Michel Garnier, du Vatican aux vignes de la Haute-Marne, après Dharamsala
Concert exceptionnel dans l’église de Coiffy-le-Haut, jeudi de l’Ascension, où Michel Garnier s’est produit. L’auteur-compositeur mystique, qui œuvre historiquement avec Pakoune, et des choristes, jouit d’une aura internationale. Ici aussi, c’était écrit, le concert émouvrait aux larmes. Le pape François lui-même le sait.
« Pierre était venu plusieurs fois à mes concerts. Un jour, il m’a confié qu’il faisait écouter mes compositions dans ses vignes et dans sa cave ». Le vigneron Pierre Pelletier de Coiffy-le-Haut se justifie auprès de Michel Garnier. Il veut que Sois béni ou François des oiseaux résonnent chez lui car « tout liquide prend obligatoirement ce qu’il y a dans son environnement ». En clair, les chansons et les oratorios du musicien « s’unissent avec le vin ». Michel Garnier tombe d’accord. Au nom de cette convergence de perceptions, qui vient en plus de l’amitié des deux hommes, l’auteur-compositeur a donné un concert jeudi 26 mai avec Pakoune, son interprète « depuis 35 ans ». L’église était pleine comme un œuf.
« Le pape François s’est mis à fredonner »
« L’UNESCO voulait une œuvre qui incarne la déclaration des droits de l’homme. J’ai aussitôt vu défiler des tableaux… ». Michel Garnier imagine un spectacle pour le demi-siècle de l’institution (1995), avec le soutien d’Amnesty international et d’une cohorte de personnalités : l’Abbé Pierre, Mère Thérèsa, Peter Gabriel… sans compter que Robert Hossein « prêtera sa voix » lors de la Première. « J’ai même reçu un fax depuis Dharamsala : c’était le dalaï-lama, qui m’adressait son parrainage… ». Michel Garnier et Pakoune vont rencontrer le chef du bouddhisme tibétain, en 1998. « On aurait cru revoir un ami ». Vingt plus tard, c’est avec le leader spirituel des chrétiens que le duo a rendez-vous. « On a chanté devant le pape François dans la bibliothèque du Vatican, où il reçoit les chefs d’État ». Michel a fait traduire en espagnol son oratorio pour saint François d’Assise François des oiseaux pour que le Saint-Père argentin aspire tout, entre dans la prosodie. Avec ce pape-là, pas de baiser sur l’anneau, et c’est tant mieux car « c’est le clergé qu’(il) n’aime pas » : Michel se réclame au contraire de l’Église de Jean, de Marie-Madeleine. « François a fini par fredonner, il avait les larmes aux yeux ». Avant de quitter Michel Garnier et Pakoune, le Saint père… confesse son émotion. « C’était magnifique », et leur demande de « continuer à prier pour (lui) ».

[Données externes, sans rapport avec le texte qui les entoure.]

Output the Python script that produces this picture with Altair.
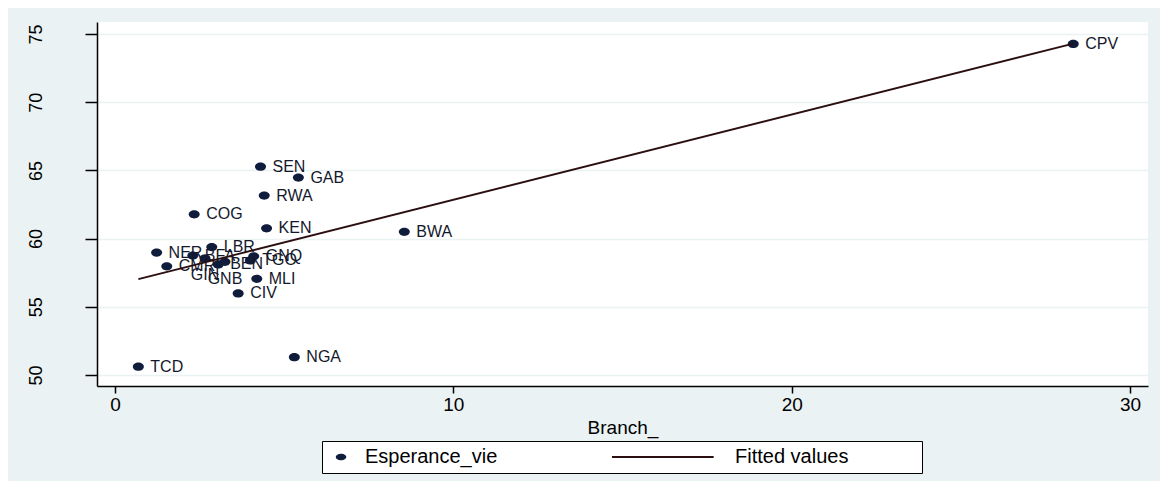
import altair as alt
import pandas as pd

# ---- data ----
codes = ["SEN", "GAB", "RWA", "COG", "KEN", "BWA", "LBR", "NER", "CMR", "MLI",
         "CIV", "NGA", "TCD", "CPV", "BFA", "BEN", "GNQ", "TGO", "GIN", "GNB"]
branch = [4.30, 5.42, 4.41, 2.34, 4.48, 8.55, 2.86, 1.23, 1.53, 4.19,
          3.64, 5.30, 0.69, 28.32, 2.30, 3.05, 4.10, 4.00, 2.66, 3.25]
esperance = [65.27, 64.47, 63.15, 61.78, 60.75, 60.50, 59.38, 58.97, 57.97, 57.05,
             55.98, 51.30, 50.61, 74.27, 58.75, 58.10, 58.70, 58.40, 58.55, 58.30]
x_ticks = [0, 10, 20, 30]
y_ticks = [50, 55, 60, 65, 70, 75]
series_names = ["Esperance_vie", "Fitted values"]

# ---- styling ----
labels_below = ["GIN", "GNB"]
FONT = "Liberation Sans"
NAVY = "#101c3c"
LINE = "#2b0f10"
TXT = "#14182c"
BG = "#EAF2F3"
ELLIPSE = "M-1,0A1,0.75,0,1,0,1,0A1,0.75,0,1,0,-1,0Z"
LEG_DOT = "M-0.325,0A0.525,0.325,0,1,0,0.725,0A0.525,0.325,0,1,0,-0.325,0Z"
LEG_LINE = "M-1,-0.019L0.9,-0.019L0.9,0.019L-1,0.019Z"
LEG_SIZES = [400, 11449]
PAD_RIGHT = chr(0xA0) * 12 + chr(0x200B)

df = pd.DataFrame({"code": codes, "Branch_": branch, "Esperance_vie": esperance})
df["series"] = series_names[0]
df["pos"] = ["below" if c in labels_below else "right" for c in codes]

x_enc = alt.X(
    "Branch_:Q",
    scale=alt.Scale(domain=[-0.532, 30.53], nice=False, zero=False),
    axis=alt.Axis(values=x_ticks, title="Branch_", grid=False, tickSize=7,
                  labelPadding=2, labelFontSize=19, titleFontSize=19,
                  titlePadding=4, format="d"),
)
y_enc = alt.Y(
    "Esperance_vie:Q",
    scale=alt.Scale(domain=[49.19, 75.88], nice=False, zero=False),
    axis=alt.Axis(values=y_ticks, title=None, grid=True, tickSize=12,
                  labelAngle=270, labelAlign="center", labelBaseline="middle",
                  labelPadding=49, labelFontSize=18, format="d"),
)

legend = alt.Legend(
    title=None, orient="none", legendX=225, legendY=419, direction="horizontal",
    fillColor="white", strokeColor="black", padding=6, clipHeight=20,
    symbolStrokeWidth=1.5, symbolStrokeColor="#1a1626",
    symbolOpacity=1, labelOffset=15, columnPadding=113,
    labelFont=FONT, labelFontSize=20, labelColor="black", labelLimit=500,
    labelExpr=f"datum.value == 'Fitted values' ? datum.label + '{PAD_RIGHT}' : datum.label",
)

points = alt.Chart(df).mark_point(
    filled=True, shape=ELLIPSE, size=121, opacity=1, color=NAVY
).encode(x=x_enc, y=y_enc)

labels_right = alt.Chart(df).transform_filter("datum.pos == 'right'").mark_text(
    align="left", baseline="middle", dx=12, fontSize=16, font=FONT, color=TXT
).encode(x=x_enc, y=y_enc, text="code:N")

labels_bottom = alt.Chart(df).transform_filter("datum.pos == 'below'").mark_text(
    align="center", baseline="middle", dy=17, fontSize=16, font=FONT, color=TXT
).encode(x=x_enc, y=y_enc, text="code:N")

fit = alt.Chart(df).transform_regression(
    "Branch_", "Esperance_vie"
).mark_line(strokeWidth=1.8, color=LINE).encode(x=x_enc, y=y_enc)

legend_layer = alt.Chart(df).transform_filter("false").mark_point(
    filled=True, opacity=1
).encode(
    x=x_enc, y=y_enc,
    color=alt.Color("series:N", scale=alt.Scale(domain=series_names, range=[NAVY, LINE]),
                    legend=legend),
    shape=alt.Shape("series:N", scale=alt.Scale(domain=series_names, range=[LEG_DOT, LEG_LINE]),
                    legend=legend),
    size=alt.Size("series:N", scale=alt.Scale(domain=series_names, range=LEG_SIZES),
                  legend=legend),
)

chart = alt.layer(points, labels_right, labels_bottom, fit, legend_layer).properties(
    width=1051, height=364, background=BG,
    padding={"left": 89, "top": 14, "right": 12, "bottom": 95},
    autosize=alt.AutoSizeParams(type="none"),
).configure_view(
    fill="white", strokeWidth=0
).configure_axis(
    domainColor="black", domainWidth=1.5, tickColor="black", tickWidth=1.5,
    labelColor="black", labelFont=FONT, titleFont=FONT, titleColor="black",
    titleFontWeight="normal", gridColor=BG, gridWidth=1.5,
)

chart.save("out.html", embed_options={"renderer": "svg", "actions": False})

« Mon public est de toutes confessions »
« Michel est habité par ses textes, on peut imaginer que Saint-François d’Assise était dans cet état d’esprit ». Le musicien relaie son hôte Pierre Pelletier, et renchérit. « Saint François d’Assise s’apparentait à un chamane, il a été le premier patron des écologistes ». Hep hep, Michel Garnier y va cette fois fort dans le grand écart entre croyances… « Les gens qui viennent à mes concerts sont de toutes les confessions ». Au passage, ils sont aussi « de tous les âges ». Avec Pakoune, Michel Garnier se produit aussi bien dans de petites églises -las- méconnues comme celle de Coiffy-le-Haut que dans la basilique de Saint-Maximin (le duo y sera le 17 juin), dans l’église des Saintes-Maries de la Mer (les 22 et 23 juillet prochains), lieux qui « parlent » à un public plus large… ou bien au Zénith de Toulouse.
« Entendeur » de musique
« Très jeune, j’entendais la musique ». Non, il ne s’agissait pas de la « comprendre », et tant pis pour ceux qui voudraient que Michel s’explique plus avant. Le marmot s’imagine alors que tout le monde « l’entend » comme lui. Il constatera que l’intuition est faillible. Aujourd’hui encore, il « entend » différemment de l’immense majorité d’entre nous. « Si, en passant devant un bistrot, j’entends de la musique, elle s’ancre dans ma tête ». Plus exactement… elle l’encombre. « Je deviens incapable de composer pendant une semaine ». Il faudra un moment pour qu’il revienne sur sa relation à part à la musique. « Je suis un autodidacte ». C’est choisir de retenir que le talent est affaire de révélation.